DP15237 Exposure to ethnic minorities changes attitudes to them
| Author(s): | Sabine Albrecht, Elena Cettolin, Riccardo Ghidoni, Sigrid Suetens |
| Publication Date: | August 2020 |
| Keyword(s): | attitudes to immigrants, discrimination, ethnic diversity, individual-level fixed-effects regressions, intergroup contact, lab-in-the-field experiment, prejudice, refugee crisis |
| JEL(s): | C23, D91, J15, R23 |
| Programme Areas: | International Trade and Regional Economics |
| Link to this Page: | cepr.org/active/publications/discussion_papers/dp.php?dpno=15237 |
Does exposure to ethnic minorities change the majority's attitudes towards them?
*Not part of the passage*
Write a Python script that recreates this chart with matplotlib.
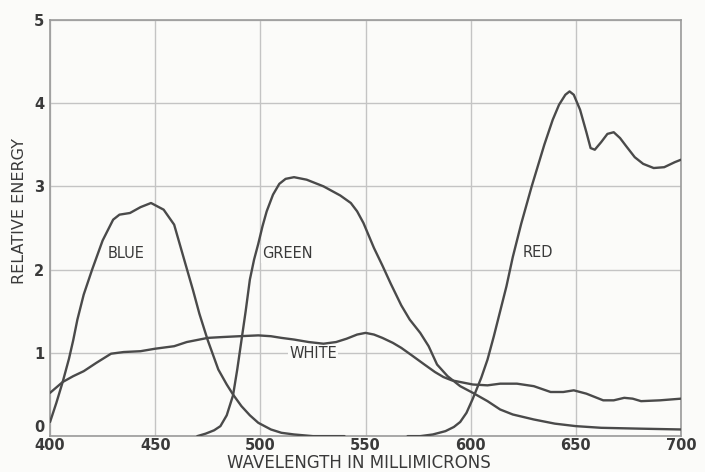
# 적/녹/청/백색 형광체의 파장별 상대 에너지 분포 곡선

import matplotlib.pyplot as plt
from matplotlib import transforms

# 청색 (파장 nm, 상대 에너지)
blue_nm = [400, 403, 406, 409, 411, 413, 416, 420, 425, 430, 433, 438, 443, 448,
           454, 459, 464, 468, 471, 475, 480, 484, 487, 491, 495, 499, 505, 510, 516, 525, 540]
blue_e = [0.17, 0.4, 0.65, 0.93, 1.15, 1.4, 1.7, 2.0, 2.35, 2.6, 2.66, 2.68, 2.75, 2.8,
          2.72, 2.54, 2.1, 1.75, 1.47, 1.15, 0.8, 0.62, 0.5, 0.36, 0.25, 0.16, 0.08, 0.04, 0.02, 0.0, 0.0]

# 녹색
green_nm = [470, 474, 478, 481, 484, 487, 489, 491, 493, 495, 497, 499, 501, 503, 506, 509,
            512, 516, 522, 530, 538, 543, 546, 549, 554, 558, 562, 567, 571, 576, 580, 584,
            589, 595, 601, 608, 614, 620, 630, 640, 650, 662, 680, 700]
green_e = [0.0, 0.03, 0.07, 0.12, 0.25, 0.49, 0.8, 1.15, 1.5, 1.88, 2.12, 2.31, 2.52, 2.7, 2.9, 3.03,
           3.09, 3.11, 3.08, 3.0, 2.89, 2.8, 2.7, 2.56, 2.26, 2.05, 1.83, 1.57, 1.4, 1.24, 1.08, 0.86,
           0.72, 0.6, 0.52, 0.42, 0.32, 0.26, 0.2, 0.15, 0.12, 0.1, 0.09, 0.08]

# 적색
red_nm = [570, 576, 582, 588, 592, 595, 598, 601, 605, 608, 611, 614, 617, 620, 624, 629,
          635, 639, 642, 645, 647, 649, 652, 655, 657, 659, 662, 665, 668, 671, 674, 678,
          682, 687, 692, 697, 700]
red_e = [0.0, 0.0, 0.02, 0.06, 0.11, 0.17, 0.28, 0.45, 0.7, 0.92, 1.2, 1.5, 1.8, 2.15, 2.55, 3.0,
         3.5, 3.8, 3.98, 4.1, 4.14, 4.1, 3.92, 3.65, 3.46, 3.44, 3.53, 3.63, 3.65, 3.58, 3.48, 3.35,
         3.27, 3.22, 3.23, 3.29, 3.32]

# 백색
white_nm = [400, 406, 411, 416, 422, 429, 435, 443, 450, 459, 465, 475, 482, 490, 499, 505,
            510, 516, 523, 530, 536, 541, 546, 550, 554, 558, 563, 567, 572, 578, 583, 587,
            591, 595, 601, 608, 614, 622, 630, 638, 644, 649, 655, 663, 668, 673, 677, 681,
            690, 700]
white_e = [0.52, 0.65, 0.72, 0.78, 0.88, 0.99, 1.01, 1.02, 1.05, 1.08, 1.13, 1.18, 1.19, 1.2, 1.21, 1.2,
           1.18, 1.16, 1.13, 1.11, 1.13, 1.17, 1.22, 1.24, 1.22, 1.18, 1.12, 1.06, 0.97, 0.86, 0.77, 0.71,
           0.67, 0.65, 0.62, 0.61, 0.63, 0.63, 0.6, 0.53, 0.53, 0.55, 0.51, 0.43, 0.43, 0.46, 0.45, 0.42,
           0.43, 0.45]

# 곡선 이름과 표시 위치 (nm, 에너지)
curve_names = ['BLUE', 'GREEN', 'WHITE', 'RED']
name_nm = [436, 513, 525, 632]
name_e = [2.19, 2.19, 0.99, 2.2]

x_ticks = [400, 450, 500, 550, 600, 650, 700]
y_ticks = [0, 1, 2, 3, 4, 5]

ink = '#3a3a3a'
paper = '#fbfbf9'

fig = plt.figure(figsize=(7.05, 4.72), dpi=100, facecolor=paper)
ax = fig.add_axes([0.071, 0.076, 0.895, 0.882], facecolor=paper)

# 격자선
for xv in x_ticks:
    ax.axvline(xv, color='#c4c4c4', lw=1.0, zorder=1)
for yv in y_ticks:
    ax.axhline(yv, color='#c4c4c4', lw=1.0, zorder=1)

# 네 개의 곡선
for xs, ys in [(blue_nm, blue_e), (green_nm, green_e), (red_nm, red_e), (white_nm, white_e)]:
    ax.plot(xs, ys, color='#4a4a4a', lw=1.7, solid_capstyle='round', zorder=3)

# 곡선 이름
for name, xv, yv in zip(curve_names, name_nm, name_e):
    ax.text(xv, yv, name, ha='center', va='center', fontsize=10.5, color=ink,
            family='DejaVu Sans', bbox=dict(facecolor=paper, edgecolor='none', pad=1.0), zorder=4)

ax.set_xlim(400, 700)
ax.set_ylim(0, 5)
ax.set_xticks(x_ticks)
ax.set_yticks(y_ticks)
ax.tick_params(length=0, labelsize=10.5, labelcolor=ink)
ax.tick_params(axis='x', pad=1)
ax.tick_params(axis='y', pad=4)
for lab in ax.get_xticklabels() + ax.get_yticklabels():
    lab.set_fontweight('bold')

# 원점의 0 은 400 과 겹치지 않도록 조금 위로
zero_lab = ax.get_yticklabels()[0]
zero_lab.set_transform(zero_lab.get_transform() +
                       transforms.ScaledTranslation(0, 7 / 72, fig.dpi_scale_trans))

for sp in ax.spines.values():
    sp.set_color('#9a9a9a')
    sp.set_linewidth(1.2)

ax.set_xlabel('WAVELENGTH IN MILLIMICRONS', fontsize=12, color=ink)
ax.xaxis.set_label_coords(0.49, -0.042)
ax.set_ylabel('RELATIVE ENERGY', fontsize=11.5, color=ink)
ax.yaxis.set_label_coords(-0.036, 0.54)

fig.savefig('out.png', dpi=100, facecolor=paper)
We investigate this question using novel panel data on attitudes from a general-population sample in the Netherlands matched to geographical data on refugees. We find that people who live in neighborhoods of refugees for a sufficiently long time acquire a more positive attitude. Instead, people living in municipalities hosting refugees, but not in their close neighborhood, develop a more negative attitude. The positive neighborhood effect is particularly strong for groups that are likely to have personal contact with refugees suggesting that contact with minorities can effectively reduce prejudice.